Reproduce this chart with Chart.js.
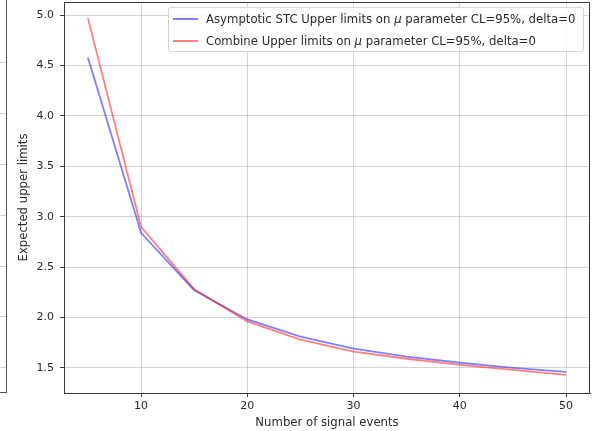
<!DOCTYPE html>
<html>
<head>
<meta charset="utf-8">
<script src="https://cdn.jsdelivr.net/npm/chart.js@4.4.0/dist/chart.umd.min.js"></script>
<style>
  html, body { margin: 0; padding: 0; background: #fff; }
  #wrap { position: relative; width: 592px; height: 431px; overflow: hidden; }
  #graphCanvas { position: absolute; left: 0; top: 0; }
  /* piece of the neighbouring subplot, cut off at the left edge */
  #prev { position: absolute; left: 0; top: 0; width: 6px; height: 392px;
          border-right: 1px solid #555; border-bottom: 1px solid #555; }
  #prev .g { position: absolute; left: 0; width: 6px; height: 1px; background: #d4d4d4; }
  #legend { position: absolute; left: 168px; top: 7px; width: 416px; height: 45px;
            border: 1px solid #d6d6d6; border-radius: 3px; background: rgba(255,255,255,0.85);
            font: 11.7px "DejaVu Sans", sans-serif; color: #2a2a2a; box-sizing: border-box; }
  #legend .item { position: absolute; left: 4px; height: 14px; line-height: 14px; white-space: nowrap; }
  #legend .swatch { display: inline-block; width: 25px; height: 2px; vertical-align: middle;
                    margin-right: 8px; position: relative; top: -1px; }
</style>
</head>
<body>
<div id="wrap">
  <canvas id="graphCanvas" width="592" height="431"></canvas>
  <div id="prev"></div>
  <div id="legend"></div>
</div>
<script>
// Dades del gràfic
const signalEvents = [5, 10, 15, 20, 25, 30, 35, 40, 45, 50];
const stcLimits = [4.58, 2.84, 2.27, 1.98, 1.81, 1.69, 1.61, 1.55, 1.50, 1.46];
const combineLimits = [4.97, 2.90, 2.28, 1.96, 1.78, 1.66, 1.59, 1.53, 1.48, 1.43];
const xTicks = [10, 20, 30, 40, 50];
const yTicks = [1.5, 2.0, 2.5, 3.0, 3.5, 4.0, 4.5, 5.0];
const seriesLabels = [
    'Asymptotic STC Upper limits on <i>μ</i> parameter CL=95%, delta=0',
    'Combine Upper limits on <i>μ</i> parameter CL=95%, delta=0'
];
const seriesColors = ['rgba(0, 0, 255, 0.5)', 'rgba(255, 0, 0, 0.5)'];

const tickFont = { family: 'DejaVu Sans', size: 11 };
const titleFont = { family: 'DejaVu Sans', size: 11.7 };
const textColor = '#2a2a2a';
const gridColor = 'rgba(0, 0, 0, 0.17)';
const spineColor = '#3a3a3a';

// marc superior i dret (estil matplotlib)
const boxPlugin = {
    id: 'box',
    afterDraw(chart) {
        const { ctx, chartArea: a } = chart;
        ctx.save();
        ctx.strokeStyle = spineColor;
        ctx.lineWidth = 1;
        ctx.strokeRect(a.left + 0.5, a.top + 0.5, a.right - a.left - 1, a.bottom - a.top);
        ctx.restore();
    }
};

function toPoints(ys) {
    return signalEvents.map((x, i) => ({ x: x, y: ys[i] }));
}

const ctx = document.getElementById('graphCanvas').getContext('2d');
new Chart(ctx, {
    type: 'line',
    data: {
        datasets: [
            { label: 'STC', data: toPoints(stcLimits), borderColor: seriesColors[0], borderWidth: 1.8, order: 1 },
            { label: 'Combine', data: toPoints(combineLimits), borderColor: seriesColors[1], borderWidth: 1.8, order: 0 }
        ]
    },
    options: {
        responsive: false,
        animation: false,
        devicePixelRatio: 1,
        layout: { padding: { top: 2, right: 2, left: 0, bottom: 0 } },
        elements: { point: { radius: 0 }, line: { tension: 0 } },
        plugins: { legend: { display: false }, tooltip: { enabled: false } },
        scales: {
            x: {
                type: 'linear',
                min: 2.75,
                max: 52.25,
                afterBuildTicks: (axis) => { axis.ticks = xTicks.map(v => ({ value: v })); },
                afterFit: (s) => { s.height = 38; s.paddingLeft = 0; s.paddingRight = 0; },
                ticks: { font: tickFont, color: textColor, padding: 3, maxRotation: 0, autoSkip: false },
                grid: { color: gridColor, tickColor: spineColor, tickLength: 4 },
                border: { color: spineColor, width: 1 },
                title: { display: true, text: 'Number of signal events', font: titleFont, color: textColor,
                         padding: { top: 0, bottom: 1 } }
            },
            y: {
                type: 'linear',
                min: 1.25,
                max: 5.13,
                afterBuildTicks: (axis) => { axis.ticks = yTicks.map(v => ({ value: v })); },
                afterFit: (s) => { s.width = 64; s.paddingTop = 0; s.paddingBottom = 0; },
                ticks: { font: tickFont, color: textColor, padding: 6, callback: v => v.toFixed(1) },
                grid: { color: gridColor, tickColor: spineColor, tickLength: 4 },
                border: { color: spineColor, width: 1 },
                title: { display: true, text: 'Expected upper limits', font: titleFont, color: textColor,
                         padding: { top: 17, bottom: 0 } }
            }
        }
    },
    plugins: [boxPlugin]
});

// llegenda dins del gràfic
const legend = document.getElementById('legend');
legend.innerHTML = seriesLabels.map((label, i) => `
    <div class="item" style="top:${4 + i * 22}px">
        <span class="swatch" style="background:${seriesColors[i]}"></span>${label}
    </div>`).join('');

// línies de la graella del subgràfic veí
const prev = document.getElementById('prev');
[62, 113, 164, 215, 266, 316, 367].forEach(y => {
    const g = document.createElement('div');
    g.className = 'g';
    g.style.top = y + 'px';
    prev.appendChild(g);
});
</script>
</body>
</html>
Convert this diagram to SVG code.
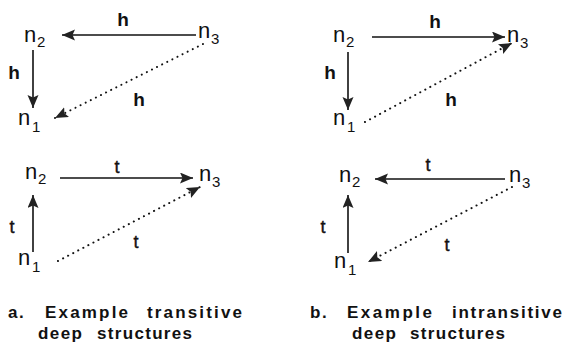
<svg xmlns="http://www.w3.org/2000/svg" width="565" height="346" viewBox="0 0 565 346">
<style>
.n{font-family:"Liberation Sans",Arial,sans-serif;font-size:22px;fill:#111}
.s{font-family:"Liberation Sans",Arial,sans-serif;font-size:15px;fill:#111}
.h{font-family:"Liberation Sans",Arial,sans-serif;font-size:19px;font-weight:bold;fill:#111;text-anchor:middle}
.t{font-family:"Liberation Sans",Arial,sans-serif;font-size:18px;fill:#111;text-anchor:middle;stroke:#111;stroke-width:0.4}
.c{font-family:"Liberation Sans",Arial,sans-serif;font-size:17px;font-weight:bold;fill:#111}
.solid{stroke:#111;stroke-width:1.6;fill:none}
.dot{stroke:#111;stroke-width:2;fill:none;stroke-linecap:round;stroke-dasharray:0.1 5.6}
</style>
<defs>
<marker id="ah" markerUnits="userSpaceOnUse" markerWidth="15" markerHeight="12" refX="13" refY="5.5" orient="auto">
<path d="M0,0 L13,5.5 L0,11 L2.5,5.5 Z" fill="#222"/>
</marker>
</defs>
<g id="connectors">
<line class="solid" x1="196" y1="35" x2="62" y2="35" marker-end="url(#ah)"/>
<line class="solid" x1="33" y1="50" x2="33" y2="108" marker-end="url(#ah)"/>
<line class="dot" x1="203" y1="44" x2="55" y2="118" marker-end="url(#ah)"/>
<line class="solid" x1="372" y1="37" x2="505" y2="37" marker-end="url(#ah)"/>
<line class="solid" x1="348" y1="52" x2="348" y2="110" marker-end="url(#ah)"/>
<line class="dot" x1="365" y1="122" x2="512" y2="43" marker-end="url(#ah)"/>
<line class="solid" x1="60" y1="178" x2="193" y2="178" marker-end="url(#ah)"/>
<line class="solid" x1="33" y1="252" x2="33" y2="195" marker-end="url(#ah)"/>
<line class="dot" x1="58" y1="261" x2="200" y2="187" marker-end="url(#ah)"/>
<line class="solid" x1="505" y1="179" x2="375" y2="179" marker-end="url(#ah)"/>
<line class="solid" x1="348" y1="253" x2="348" y2="195" marker-end="url(#ah)"/>
<line class="dot" x1="512" y1="187" x2="368" y2="262" marker-end="url(#ah)"/>
</g>
<g id="labels">
<text class="h" x="123" y="26">h</text>
<text class="h" x="14" y="79">h</text>
<text class="h" x="139" y="106">h</text>
<text class="h" x="435" y="28">h</text>
<text class="h" x="330" y="79">h</text>
<text class="h" x="451" y="106">h</text>
<text class="t" x="117" y="173">t</text>
<text class="t" x="12" y="233">t</text>
<text class="t" x="136" y="248">t</text>
<text class="t" x="428" y="171">t</text>
<text class="t" x="323" y="233">t</text>
<text class="t" x="447" y="251">t</text>
</g>
<g id="a-top-n2"><text class="n" x="24" y="42">n</text><text class="s" x="37" y="47">2</text></g>
<g id="a-top-n3"><text class="n" x="198" y="38">n</text><text class="s" x="211" y="44">3</text></g>
<g id="a-top-n1"><text class="n" x="18" y="125">n</text><text class="s" x="32" y="132">1</text></g>
<g id="b-top-n2"><text class="n" x="333" y="42">n</text><text class="s" x="346" y="47">2</text></g>
<g id="b-top-n3"><text class="n" x="507" y="42">n</text><text class="s" x="520" y="48">3</text></g>
<g id="b-top-n1"><text class="n" x="333" y="125">n</text><text class="s" x="347" y="132">1</text></g>
<g id="a-bot-n2"><text class="n" x="25" y="179">n</text><text class="s" x="38" y="184">2</text></g>
<g id="a-bot-n3"><text class="n" x="199" y="181">n</text><text class="s" x="212" y="187">3</text></g>
<g id="a-bot-n1"><text class="n" x="18" y="265">n</text><text class="s" x="32" y="272">1</text></g>
<g id="b-bot-n2"><text class="n" x="339" y="182">n</text><text class="s" x="352" y="187">2</text></g>
<g id="b-bot-n3"><text class="n" x="509" y="182">n</text><text class="s" x="522" y="188">3</text></g>
<g id="b-bot-n1"><text class="n" x="334" y="268">n</text><text class="s" x="348" y="275">1</text></g>
<g id="captions">
<text class="c" x="8" y="318" letter-spacing="1.5">a.</text>
<text class="c" x="45" y="318" textLength="83" lengthAdjust="spacing">Example</text>
<text class="c" x="147" y="318" textLength="95" lengthAdjust="spacing">transitive</text>
<text class="c" x="38" y="339" textLength="44" lengthAdjust="spacing">deep</text>
<text class="c" x="97" y="339" textLength="95" lengthAdjust="spacing">structures</text>
<text class="c" x="310" y="318" letter-spacing="1.5">b.</text>
<text class="c" x="347" y="318" textLength="85" lengthAdjust="spacing">Example</text>
<text class="c" x="452" y="318" textLength="110" lengthAdjust="spacing">intransitive</text>
<text class="c" x="352" y="339" textLength="44" lengthAdjust="spacing">deep</text>
<text class="c" x="410" y="339" textLength="95" lengthAdjust="spacing">structures</text>
</g>
</svg>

[DESCRIPTION OF THE TASK] Work through the records above line by line and count those that hold the string "this". Give only the result.

[TASK SOLUTION] 2